Find the line containing "Recreate this image" and copy it exactly, along with every line after it up to and including the line containing "bg = '#e3e8ed'". Copy nothing else.

▶ [Data extract]
········

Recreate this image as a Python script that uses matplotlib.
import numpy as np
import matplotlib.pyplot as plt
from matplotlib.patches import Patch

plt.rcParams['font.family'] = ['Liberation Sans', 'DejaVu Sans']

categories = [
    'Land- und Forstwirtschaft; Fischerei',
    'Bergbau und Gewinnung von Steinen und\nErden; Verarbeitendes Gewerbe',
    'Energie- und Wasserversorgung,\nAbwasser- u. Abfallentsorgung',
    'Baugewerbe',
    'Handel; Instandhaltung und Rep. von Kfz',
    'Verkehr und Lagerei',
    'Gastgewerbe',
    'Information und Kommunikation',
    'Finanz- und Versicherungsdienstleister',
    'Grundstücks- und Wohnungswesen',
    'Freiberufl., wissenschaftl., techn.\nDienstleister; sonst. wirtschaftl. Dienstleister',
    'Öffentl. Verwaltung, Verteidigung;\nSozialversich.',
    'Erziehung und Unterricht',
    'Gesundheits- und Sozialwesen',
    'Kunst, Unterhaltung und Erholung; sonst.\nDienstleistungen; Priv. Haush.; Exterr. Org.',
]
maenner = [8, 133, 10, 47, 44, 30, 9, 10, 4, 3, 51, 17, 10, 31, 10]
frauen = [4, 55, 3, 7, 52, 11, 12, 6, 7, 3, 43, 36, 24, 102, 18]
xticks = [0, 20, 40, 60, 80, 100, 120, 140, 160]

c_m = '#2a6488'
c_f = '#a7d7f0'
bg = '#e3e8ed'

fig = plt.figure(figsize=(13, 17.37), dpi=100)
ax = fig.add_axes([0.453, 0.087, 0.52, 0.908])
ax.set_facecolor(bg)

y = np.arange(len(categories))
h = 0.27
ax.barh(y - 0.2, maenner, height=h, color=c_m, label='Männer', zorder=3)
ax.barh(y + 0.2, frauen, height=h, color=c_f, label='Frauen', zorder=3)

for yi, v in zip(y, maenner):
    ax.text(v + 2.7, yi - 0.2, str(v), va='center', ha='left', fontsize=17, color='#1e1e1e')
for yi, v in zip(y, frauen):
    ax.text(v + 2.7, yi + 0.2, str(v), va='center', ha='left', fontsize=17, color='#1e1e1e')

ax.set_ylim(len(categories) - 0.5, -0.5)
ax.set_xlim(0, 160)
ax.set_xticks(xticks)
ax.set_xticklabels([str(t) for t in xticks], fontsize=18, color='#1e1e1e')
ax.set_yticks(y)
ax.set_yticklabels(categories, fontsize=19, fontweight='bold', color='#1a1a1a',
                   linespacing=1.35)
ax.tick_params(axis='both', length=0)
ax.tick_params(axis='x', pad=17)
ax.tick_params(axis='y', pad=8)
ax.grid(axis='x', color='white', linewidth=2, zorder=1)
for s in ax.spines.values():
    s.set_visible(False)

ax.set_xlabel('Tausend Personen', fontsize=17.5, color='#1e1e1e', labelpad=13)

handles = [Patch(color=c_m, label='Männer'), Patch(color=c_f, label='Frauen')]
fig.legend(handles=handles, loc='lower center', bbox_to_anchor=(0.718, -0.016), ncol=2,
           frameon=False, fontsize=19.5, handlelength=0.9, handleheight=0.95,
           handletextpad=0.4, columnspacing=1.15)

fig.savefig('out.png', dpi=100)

········

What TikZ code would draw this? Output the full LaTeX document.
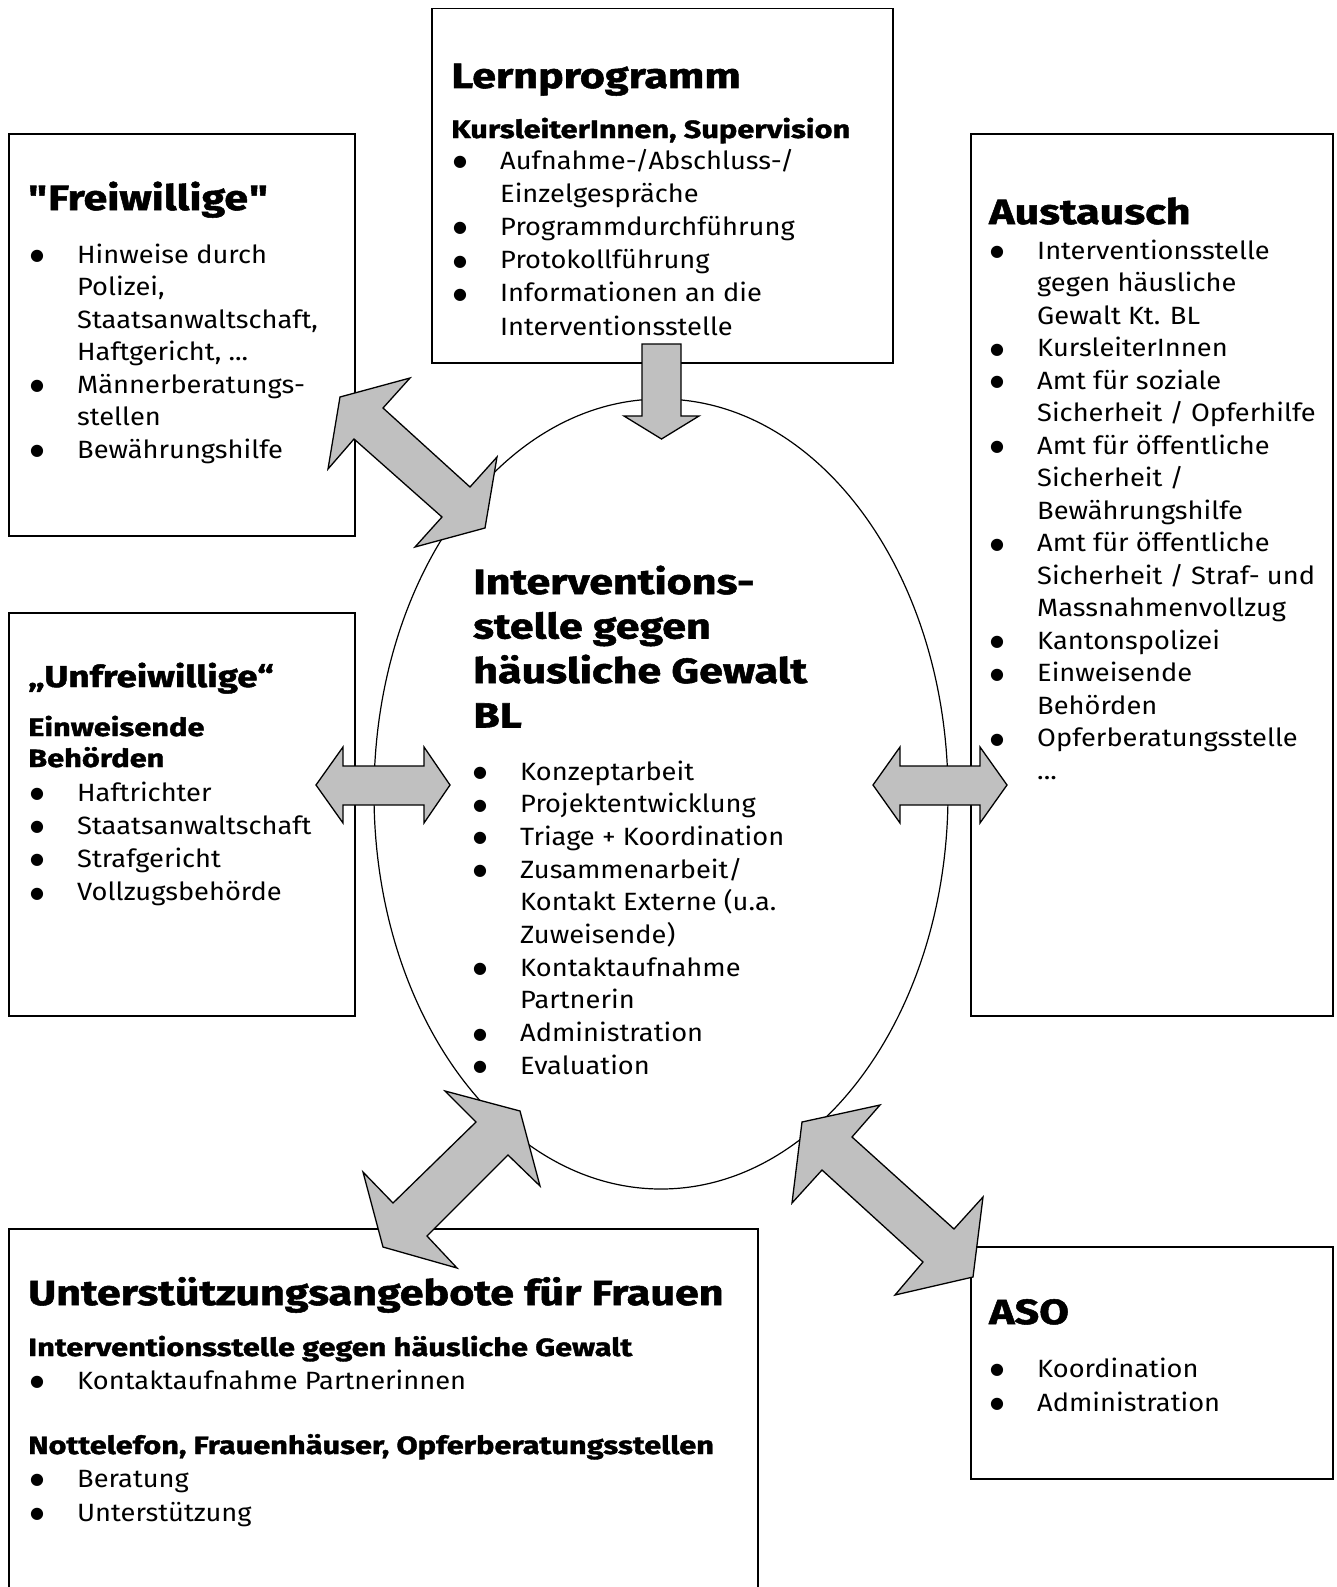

········

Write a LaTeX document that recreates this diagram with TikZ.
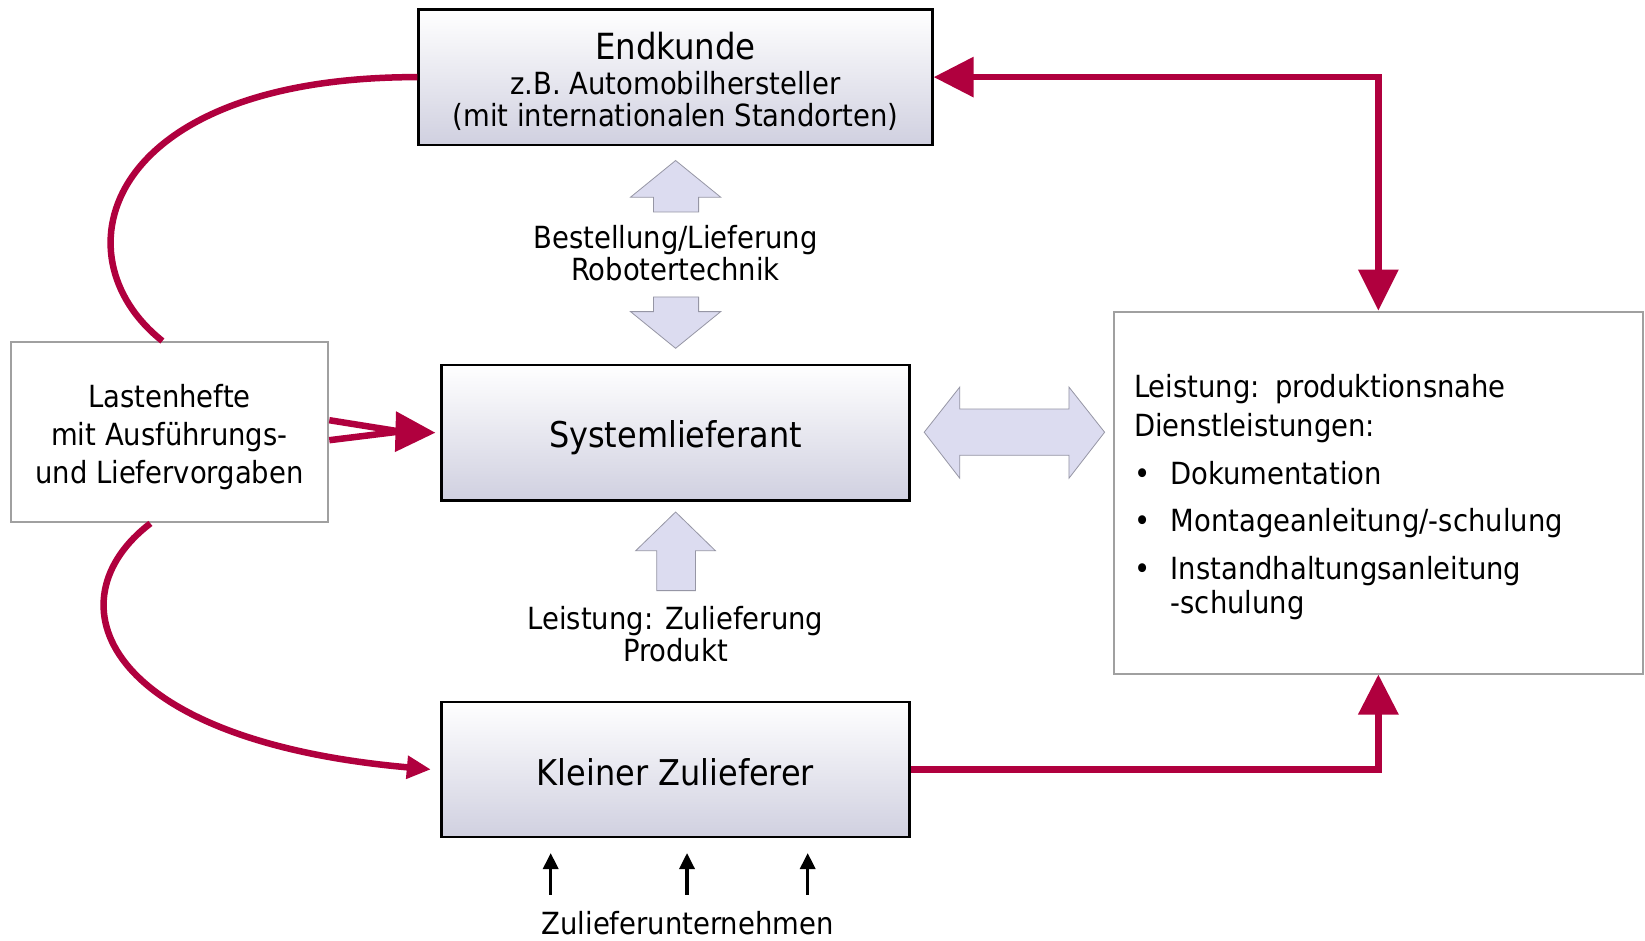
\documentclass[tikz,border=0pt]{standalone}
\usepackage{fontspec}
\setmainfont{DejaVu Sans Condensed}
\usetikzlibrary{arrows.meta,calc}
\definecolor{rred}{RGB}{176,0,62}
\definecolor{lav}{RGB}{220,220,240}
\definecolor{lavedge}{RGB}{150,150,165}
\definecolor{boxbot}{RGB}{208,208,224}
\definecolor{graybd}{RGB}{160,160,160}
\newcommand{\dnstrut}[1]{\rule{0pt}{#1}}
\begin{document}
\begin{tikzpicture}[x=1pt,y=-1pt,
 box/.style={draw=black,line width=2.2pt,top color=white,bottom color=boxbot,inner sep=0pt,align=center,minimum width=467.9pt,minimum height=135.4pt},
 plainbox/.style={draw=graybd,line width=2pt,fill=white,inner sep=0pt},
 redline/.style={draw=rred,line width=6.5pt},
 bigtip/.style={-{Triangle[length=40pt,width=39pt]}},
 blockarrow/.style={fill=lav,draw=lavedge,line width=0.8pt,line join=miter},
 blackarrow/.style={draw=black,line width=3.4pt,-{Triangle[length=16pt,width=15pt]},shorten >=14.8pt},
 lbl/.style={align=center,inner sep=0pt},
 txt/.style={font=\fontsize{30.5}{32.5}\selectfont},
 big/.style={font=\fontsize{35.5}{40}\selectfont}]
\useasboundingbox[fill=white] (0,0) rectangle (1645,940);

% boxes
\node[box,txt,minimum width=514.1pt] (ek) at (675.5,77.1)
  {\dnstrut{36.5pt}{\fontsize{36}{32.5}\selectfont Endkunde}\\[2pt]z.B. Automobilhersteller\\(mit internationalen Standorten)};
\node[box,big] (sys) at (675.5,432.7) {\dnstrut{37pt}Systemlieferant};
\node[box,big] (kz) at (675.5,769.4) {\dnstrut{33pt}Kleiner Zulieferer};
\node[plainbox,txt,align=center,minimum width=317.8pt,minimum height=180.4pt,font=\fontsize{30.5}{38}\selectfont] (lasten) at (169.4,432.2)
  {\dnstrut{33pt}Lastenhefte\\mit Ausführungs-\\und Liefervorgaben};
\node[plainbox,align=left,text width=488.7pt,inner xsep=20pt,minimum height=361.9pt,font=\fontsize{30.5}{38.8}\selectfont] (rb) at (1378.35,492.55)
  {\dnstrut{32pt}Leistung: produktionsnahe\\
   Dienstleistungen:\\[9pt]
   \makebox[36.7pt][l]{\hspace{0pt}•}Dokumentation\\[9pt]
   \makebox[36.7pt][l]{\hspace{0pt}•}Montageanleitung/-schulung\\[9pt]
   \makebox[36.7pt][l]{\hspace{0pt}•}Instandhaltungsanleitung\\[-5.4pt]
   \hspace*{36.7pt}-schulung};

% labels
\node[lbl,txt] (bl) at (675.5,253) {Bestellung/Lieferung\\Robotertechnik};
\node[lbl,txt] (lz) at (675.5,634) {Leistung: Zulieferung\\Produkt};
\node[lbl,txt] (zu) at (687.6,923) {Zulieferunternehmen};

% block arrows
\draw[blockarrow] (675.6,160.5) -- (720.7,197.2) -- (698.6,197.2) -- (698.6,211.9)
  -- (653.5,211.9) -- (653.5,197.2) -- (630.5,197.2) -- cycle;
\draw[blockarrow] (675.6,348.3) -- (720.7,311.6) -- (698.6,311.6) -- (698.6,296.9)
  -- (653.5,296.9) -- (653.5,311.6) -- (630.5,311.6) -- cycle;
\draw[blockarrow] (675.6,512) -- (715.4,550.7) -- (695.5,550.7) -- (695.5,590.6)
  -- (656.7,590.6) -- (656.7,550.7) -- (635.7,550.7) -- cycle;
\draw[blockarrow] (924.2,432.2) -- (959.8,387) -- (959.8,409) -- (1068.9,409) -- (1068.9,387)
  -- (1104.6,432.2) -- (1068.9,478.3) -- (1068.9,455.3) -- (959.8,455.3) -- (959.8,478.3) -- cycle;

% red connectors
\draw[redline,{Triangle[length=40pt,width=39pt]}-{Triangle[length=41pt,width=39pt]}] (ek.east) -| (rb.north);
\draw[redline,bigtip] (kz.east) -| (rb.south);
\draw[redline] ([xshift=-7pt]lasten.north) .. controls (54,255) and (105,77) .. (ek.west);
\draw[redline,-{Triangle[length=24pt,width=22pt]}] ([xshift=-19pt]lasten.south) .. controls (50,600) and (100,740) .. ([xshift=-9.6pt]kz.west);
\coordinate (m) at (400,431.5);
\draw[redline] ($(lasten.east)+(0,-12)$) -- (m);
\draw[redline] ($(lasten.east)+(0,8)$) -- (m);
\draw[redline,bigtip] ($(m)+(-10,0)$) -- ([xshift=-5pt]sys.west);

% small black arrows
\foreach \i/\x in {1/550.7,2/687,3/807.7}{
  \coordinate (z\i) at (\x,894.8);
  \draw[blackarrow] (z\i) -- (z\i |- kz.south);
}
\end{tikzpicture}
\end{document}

········

▶ [Solution to the problem]
Recreate this image as a Python script that uses matplotlib.
import numpy as np
import matplotlib.pyplot as plt
from matplotlib.patches import Patch

plt.rcParams['font.family'] = ['Liberation Sans', 'DejaVu Sans']

categories = [
    'Land- und Forstwirtschaft; Fischerei',
    'Bergbau und Gewinnung von Steinen und\nErden; Verarbeitendes Gewerbe',
    'Energie- und Wasserversorgung,\nAbwasser- u. Abfallentsorgung',
    'Baugewerbe',
    'Handel; Instandhaltung und Rep. von Kfz',
    'Verkehr und Lagerei',
    'Gastgewerbe',
    'Information und Kommunikation',
    'Finanz- und Versicherungsdienstleister',
    'Grundstücks- und Wohnungswesen',
    'Freiberufl., wissenschaftl., techn.\nDienstleister; sonst. wirtschaftl. Dienstleister',
    'Öffentl. Verwaltung, Verteidigung;\nSozialversich.',
    'Erziehung und Unterricht',
    'Gesundheits- und Sozialwesen',
    'Kunst, Unterhaltung und Erholung; sonst.\nDienstleistungen; Priv. Haush.; Exterr. Org.',
]
maenner = [8, 133, 10, 47, 44, 30, 9, 10, 4, 3, 51, 17, 10, 31, 10]
frauen = [4, 55, 3, 7, 52, 11, 12, 6, 7, 3, 43, 36, 24, 102, 18]
xticks = [0, 20, 40, 60, 80, 100, 120, 140, 160]

c_m = '#2a6488'
c_f = '#a7d7f0'
bg = '#e3e8ed'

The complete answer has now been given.